MANAMA (Reuters) - Lewis Hamilton was still spoiling for a fight with Ferrari after Bahrain Grand Prix qualifying left Formula One champions Mercedes lagging behind their Italian rivals on Saturday.
Dominant in the Australian season-opener two weeks ago, Mercedes have found themselves on the back foot at Sakhir against a team who have recovered their impressive pace from pre-season testing.
In Melbourne, Mercedes locked out the front row and finished first and second but third and fourth on the grid was the best Hamilton and Australian winner Valtteri Bottas could manage on Saturday.
The pair never really looked in contention, with Ferrari fastest in every practice session and sweeping the front row in qualifying, and Charles Leclerc was 0.3 seconds quicker than five-times world champion Hamilton.

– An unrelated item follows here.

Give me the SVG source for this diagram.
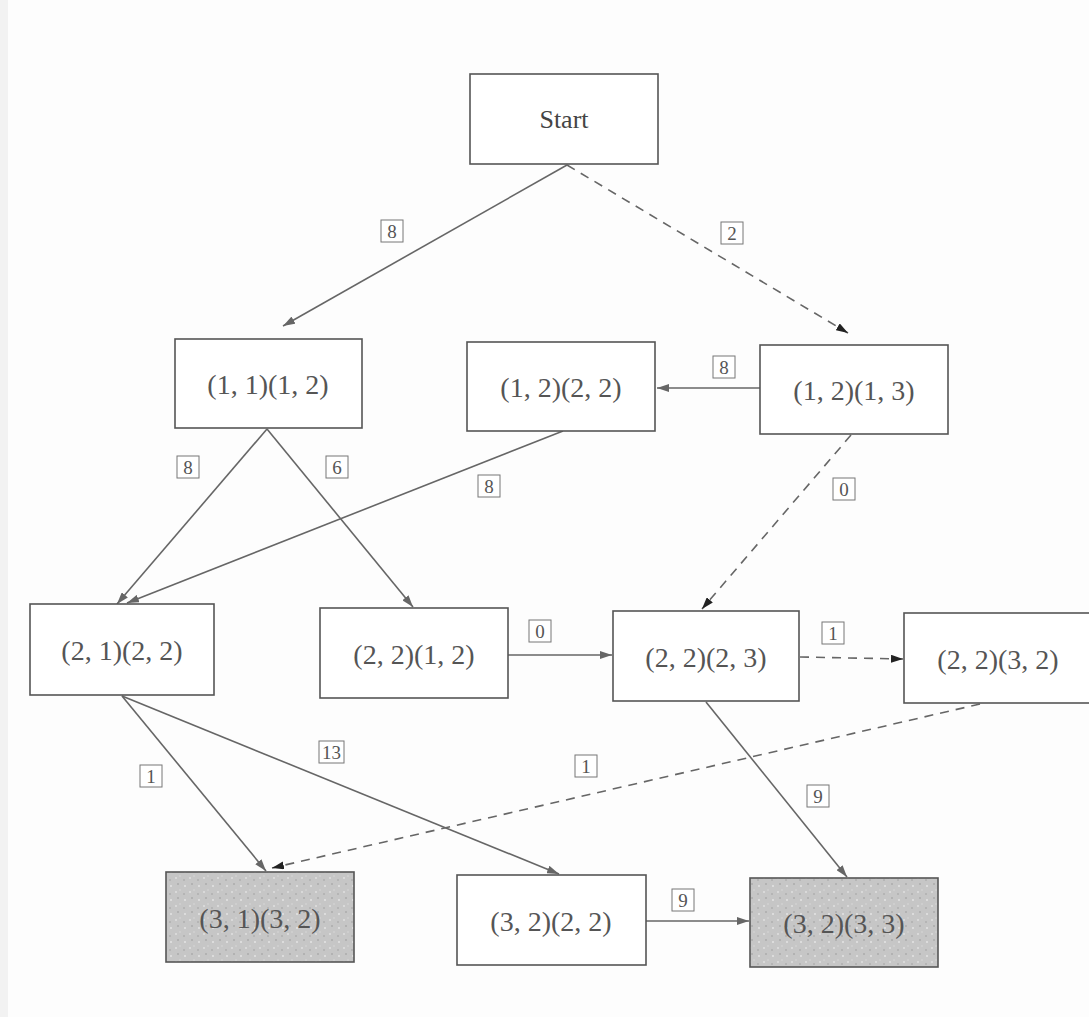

The Briton said Sunday was looking interesting.
“We’re going to give them a good fight, that’s for sure,” he told reporters. “They’ve showed incredible pace but it doesn’t mean they can’t be beat.
“We’re going work on it, keep our heads down and see what happens.”
Team boss Toto Wolff said the outcome of qualifying was to be expected after the practice times.
“It is a bit of a disappointment because it’s a gap and we need to analyse where that comes from,” added the Austrian, whose team have won both championships for the past five seasons.
In truth, Mercedes had always expected Ferrari to bounce back in Bahrain.
The Italian outfit had started the season as the team to beat after setting the timing screens alight in winter testing and their form at Albert Park, regarded as an outlier, was seen as a one-off.
Bahrain’s more traditional 5.4km long layout has always been much more to Ferrari’s taste — maybe even flattering their car.
“It’s too far now,” said Wolff about the turnaround. “We expected to fight. In Melbourne it swung very much into our advantage. It came the other way around here in Bahrain.”
Ferrari’s advantage lay mainly in their speed down the circuit’s long straights, Wolff said, with the Austrian estimating his team’s cars were losing up to half a second to their red rivals there.
The two teams should be more evenly matched for race pace and are likely to be waging something of a private battle on Sunday.
Bahrain has never been won, in 14 previous editions, by any driver starting outside the top four on the grid — which could still put Hamilton and Bottas in the fight for victory.